> _Exercise prompt_: Gather the lines from the material that contain "matplotlib".

> _Entries shown_:
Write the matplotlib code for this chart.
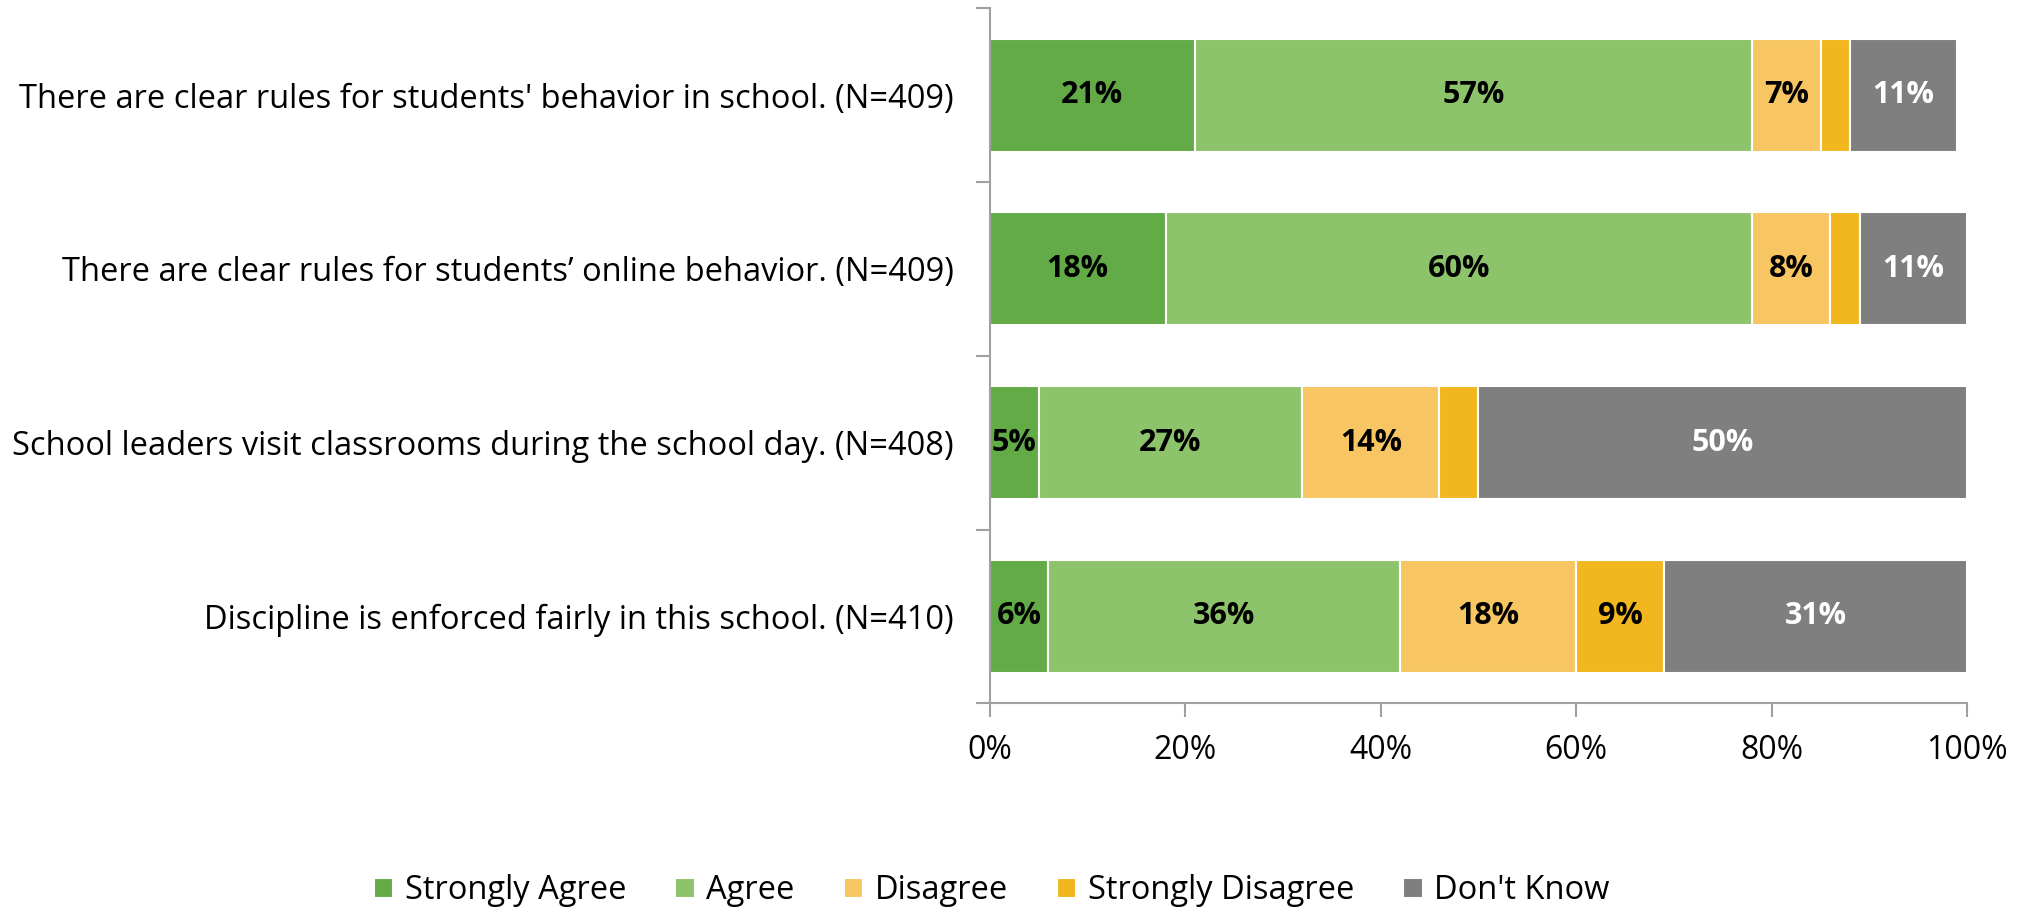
import matplotlib
matplotlib.use("Agg")
import matplotlib.pyplot as plt
from matplotlib import font_manager
import numpy as np

categories = [
    "There are clear rules for students' behavior in school. (N=409)",
    "There are clear rules for students\u2019 online behavior. (N=409)",
    "School leaders visit classrooms during the school day. (N=408)",
    "Discipline is enforced fairly in this school. (N=410)",
]
series_names = ["Strongly Agree", "Agree", "Disagree", "Strongly Disagree", "Don't Know"]
strongly_agree = [21, 18, 5, 6]
agree = [57, 60, 27, 36]
disagree = [7, 8, 14, 18]
strongly_disagree = [3, 3, 4, 9]
dont_know = [11, 11, 50, 31]
colors = ["#62AB47", "#8DC36A", "#F7C662", "#F2B61F", "#7F7F7F"]
label_colors = ["black", "black", "black", "black", "white"]
xticks = [0, 20, 40, 60, 80, 100]
xticklabels = ["0%", "20%", "40%", "60%", "80%", "100%"]

avail = {f.name for f in font_manager.fontManager.ttflist}
fam = "Liberation Sans Narrow" if "Liberation Sans Narrow" in avail else "Open Sans"
plt.rcParams["font.family"] = [fam, "DejaVu Sans"]

fig = plt.figure(figsize=(20.28, 9.11), dpi=100)
ax = fig.add_axes([0.488, 0.228, 0.482, 0.763])

data = [strongly_agree, agree, disagree, strongly_disagree, dont_know]
y = np.arange(len(categories))
left = np.zeros(len(categories))
for name, vals, col, lc in zip(series_names, data, colors, label_colors):
    vals = np.array(vals, dtype=float)
    bars = ax.barh(y, vals, left=left, height=0.65, color=col, edgecolor="white",
                   linewidth=1.5, label=name)
    for b, v in zip(bars, vals):
        if v >= 5:
            ax.text(b.get_x() + b.get_width() / 2, b.get_y() + b.get_height() / 2,
                    f"{int(v)}%", ha="center", va="center", fontsize=22,
                    fontweight="bold", color=lc)
    left += vals

ax.set_ylim(len(categories) - 0.5, -0.5)
ax.set_xlim(0, 100)
ax.set_yticks(y)
ax.set_yticklabels(categories, fontsize=23.5)
ax.set_yticks(np.arange(-0.5, len(categories), 1), minor=True)
ax.tick_params(axis="y", which="major", length=0, pad=26)
ax.tick_params(axis="y", which="minor", length=10, color="#A0A0A0", width=1.5)
ax.set_xticks(xticks)
ax.set_xticklabels(xticklabels, fontsize=23)
ax.tick_params(axis="x", length=10, color="#A0A0A0", width=1.5, pad=12)
for s in ["top", "right"]:
    ax.spines[s].set_visible(False)
for s in ["left", "bottom"]:
    ax.spines[s].set_color("#A0A0A0")
    ax.spines[s].set_linewidth(1.5)

handles, labels = ax.get_legend_handles_labels()
fig.legend(handles, labels, loc="center", bbox_to_anchor=(0.489, 0.022), ncol=5,
           frameon=False, fontsize=23.5, handlelength=0.6, handleheight=0.6,
           handletextpad=0.35, columnspacing=1.5)

fig.savefig("out.png", dpi=100)
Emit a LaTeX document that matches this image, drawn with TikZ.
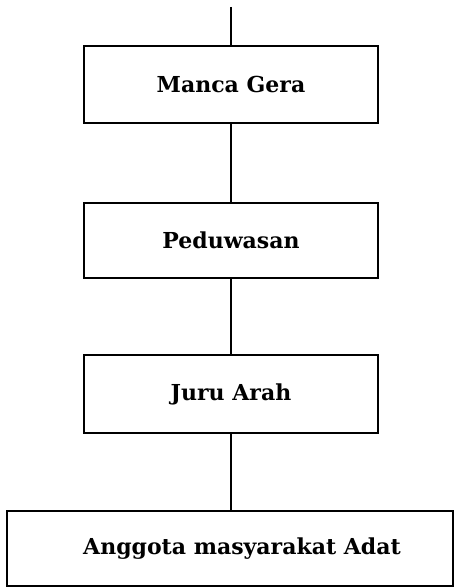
\documentclass[tikz,border=0pt]{standalone}
\usepackage{fontspec}
\setmainfont{DejaVu Serif}
\begin{document}
\begin{tikzpicture}[x=1pt,y=-1pt,
  rank/.style={draw, line width=2.6pt, minimum height=77pt, inner sep=0pt,
    font=\fontsize{22}{26}\selectfont\bfseries},
  link/.style={line width=2.6pt}]
\useasboundingbox (0,0) rectangle (454,588);
\node[rank, minimum width=294pt] (manca) at (231,84.5) {Manca Gera};
\node[rank, minimum width=294pt, minimum height=75pt] (peduwasan) at (231,240.5) {Peduwasan};
\node[rank, minimum width=294pt, minimum height=78pt] (juru) at (231,394) {Juru Arah};
% the bottom label sits a little right of the box centre
\node[rank, minimum width=446pt, minimum height=75pt] (anggota) at (230,548.5)
  {\hspace*{24pt}Anggota masyarakat Adat};
\coordinate (top) at (231,7);
\draw[link] (top) -- (manca.north);
\draw[link] (manca.south) -- (peduwasan.north);
\draw[link] (peduwasan.south) -- (juru.north);
\draw[link] (juru.south) -- (juru.south |- anggota.north);
\end{tikzpicture}
\end{document}
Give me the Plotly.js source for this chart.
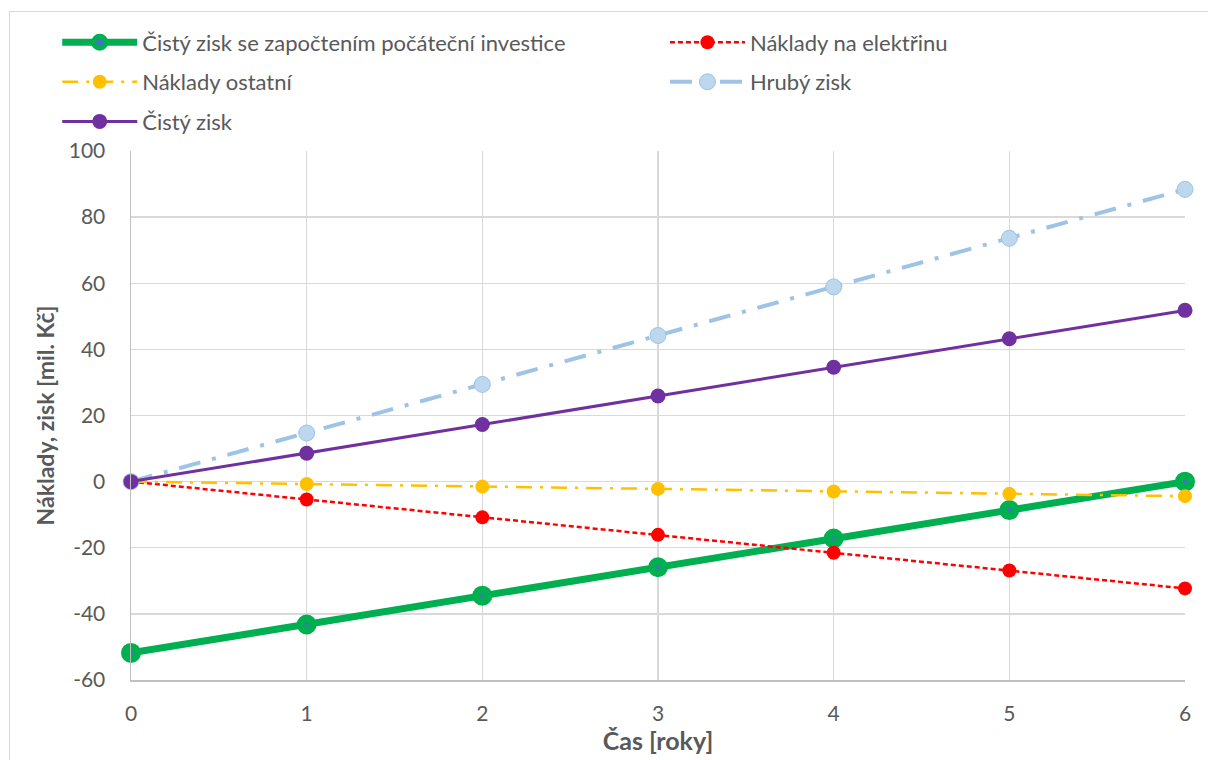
<!DOCTYPE html>
<html>
<head>
<meta charset="utf-8">
<script src="https://cdn.plot.ly/plotly-3.0.1.min.js"></script>
<style>
  html, body { margin: 0; padding: 0; background: #ffffff; overflow: hidden; }
  #frame { position: absolute; left: 9px; top: 11px; width: 1400px; height: 1000px; border: 1px solid #d9d9d9; box-sizing: border-box; }
  #chart { position: absolute; left: 0; top: 0; width: 1208px; height: 760px; }
</style>
</head>
<body>
<div id="frame"></div>
<div id="chart"></div>
<script>
// Data
const years = [0, 1, 2, 3, 4, 5, 6];
const cistyZiskInvestice = [-51.8, -43.2, -34.5, -25.9, -17.2, -8.6, 0];
const nakladyElektrina = [0, -5.4, -10.8, -16.1, -21.5, -26.9, -32.3];
const nakladyOstatni = [0, -0.7, -1.5, -2.2, -3.0, -3.7, -4.4];
const hrubyZisk = [0, 14.7, 29.4, 44.2, 58.9, 73.6, 88.4];
const cistyZisk = [0, 8.6, 17.3, 25.9, 34.6, 43.2, 51.8];

const seriesNames = [
  'Čistý zisk se započtením počáteční investice',
  'Náklady na elektřinu',
  'Náklady ostatní',
  'Hrubý zisk',
  'Čistý zisk'
];
const yTickVals = [-60, -40, -20, 0, 20, 40, 60, 80, 100];
const yTickText = ['-60', '-40', '-20', '0', '20', '40', '60', '80', '100'];
const xTitle = 'Čas [roky]';
const yTitle = 'Náklady, zisk [mil. Kč]';

const FONT = 'Lato, "Open Sans", sans-serif';

const traces = [
  {
    x: years, y: cistyZiskInvestice, name: seriesNames[0], mode: 'lines+markers',
    legend: 'legend', legendgroup: 'g1',
    line: { color: '#00b050', width: 7 },
    marker: { symbol: 'circle', size: 12, color: '#4472c4', line: { color: '#00b050', width: 8 } },
    cliponaxis: false
  },
  {
    x: years, y: nakladyElektrina, name: seriesNames[1], mode: 'lines+markers',
    legend: 'legend2', legendgroup: 'g2',
    line: { color: '#ff0000', width: 2.5, dash: '5px,3px' },
    marker: { symbol: 'circle', size: 14, color: '#ff0000' },
    cliponaxis: false
  },
  {
    x: years, y: nakladyOstatni, name: seriesNames[2], mode: 'lines+markers',
    legend: 'legend', legendgroup: 'g3',
    line: { color: '#ffc000', width: 2.5, dash: '16px,8px,3px,8px' },
    marker: { symbol: 'circle', size: 14, color: '#ffc000' },
    cliponaxis: false
  },
  {
    x: years, y: hrubyZisk, name: seriesNames[3], mode: 'lines+markers',
    legend: 'legend2', legendgroup: 'g4',
    line: { color: '#9dc3e6', width: 4, dash: '22px,12px,4px,12px' },
    marker: { symbol: 'circle', size: 16, color: '#bdd7ee', line: { color: '#9dc3e6', width: 1 } },
    cliponaxis: false
  },
  {
    x: years, y: cistyZisk, name: seriesNames[4], mode: 'lines+markers',
    legend: 'legend', legendgroup: 'g5',
    line: { color: '#7030a0', width: 3 },
    marker: { symbol: 'circle', size: 15, color: '#7030a0' },
    cliponaxis: false
  }
];

const legendCommon = {
  orientation: 'v', xanchor: 'left', yanchor: 'top',
  itemwidth: 75, traceorder: 'grouped', tracegroupgap: 8,
  font: { family: FONT, size: 22, color: '#595959' },
  bgcolor: 'rgba(0,0,0,0)'
};

const layout = {
  width: 1208, height: 760,
  paper_bgcolor: 'rgba(0,0,0,0)', plot_bgcolor: 'rgba(0,0,0,0)',
  margin: { l: 131, r: 23, t: 151, b: 80 },
  font: { family: FONT, size: 20, color: '#595959' },
  showlegend: true,
  legend: Object.assign({}, legendCommon, { x: -0.07, y: 1.245 }),
  legend2: Object.assign({}, legendCommon, { x: 0.5066, y: 1.245 }),
  xaxis: {
    range: [0, 6], dtick: 1, tick0: 0,
    showgrid: true, gridcolor: '#d9d9d9', gridwidth: 1.3,
    zeroline: false, showline: true, linecolor: '#bfbfbf', linewidth: 1.5,
    ticks: '', ticklabelstandoff: 14,
    tickfont: { family: FONT, size: 21, color: '#595959' },
    title: { text: xTitle, font: { family: FONT, size: 25, color: '#595959', weight: 'bold' }, standoff: 9 }
  },
  yaxis: {
    range: [-60, 100], tickmode: 'array', tickvals: yTickVals, ticktext: yTickText,
    showgrid: true, gridcolor: '#d9d9d9', gridwidth: 1.3,
    zeroline: false, showline: true, linecolor: '#bfbfbf', linewidth: 1.5,
    ticks: '', ticklabelstandoff: 20,
    tickfont: { family: FONT, size: 21, color: '#595959' },
    title: { text: yTitle, font: { family: FONT, size: 23, color: '#595959', weight: 'bold' }, standoff: 7 }
  }
};

Plotly.newPlot('chart', traces, layout, { staticPlot: true, displayModeBar: false });
</script>
</body>
</html>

> _Exercise solution_:
Write the matplotlib code for this chart.
import matplotlib
matplotlib.use("Agg")
import matplotlib.pyplot as plt
from matplotlib import font_manager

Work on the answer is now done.